Third-party tools that append query parameters to URLs without coordination with the analytics team, live chat systems, A/B testing platforms, personalisation engines, can also inadvertently create source/medium pollution if those parameters are picked up by GA4's traffic source detection logic.

How to Detect and Quantify the Problem

The quickest way to quantify source/medium cardinality is to export the full source/medium dimension from GA4 for a 90-day period, either via the standard Acquisition report exported to a spreadsheet, or via a BigQuery query that counts distinct source/medium pairs.

Sort by session count ascending to find the long tail of one session or two session entries.

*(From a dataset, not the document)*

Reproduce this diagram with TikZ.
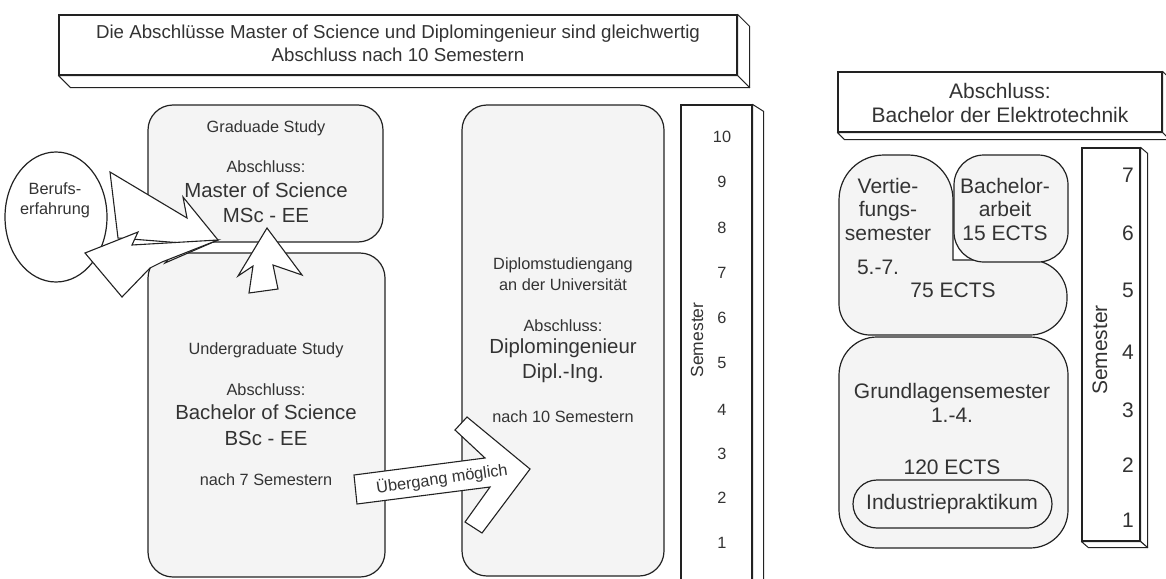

If the bottom 90% of distinct source/medium values account for less than 5% of total sessions, you have a significant cardinality problem: most of your distinct source values are noise.

Look for patterns in the low session values, are they all from one email platform? All from affiliate links? All sharing a common prefix?

Identifying the pattern tells you which upstream system is creating the pollution and where the fix needs to be implemented.

Fixing Cardinality Without Losing Granularity

The fix for source/medium cardinality is normalising UTM values at the point of creation rather than trying to clean them up after the fact.

For email marketing, establish a convention where utm_source is the platform name (mailchimp, klaviyo, hubspot) and utm_campaign carries the campaign identifier.

For affiliates, require that all affiliate UTMs use utm_source=affiliate and utm_content for the affiliate identifier, this consolidates all affiliate traffic under one source/medium pair while preserving the ability to distinguish individual affiliates.

For dynamic UTM generation, add a normalisation step that strips or replaces unique per session values before they are inserted into the URL.

For existing historical data, BigQuery allows you to create a cleaned view of source/medium data by applying regex transformations to normalise the noisy values, this does not fix the raw data but makes the data usable for historical analysis without waiting for the live fix to accumulate a new clean baseline.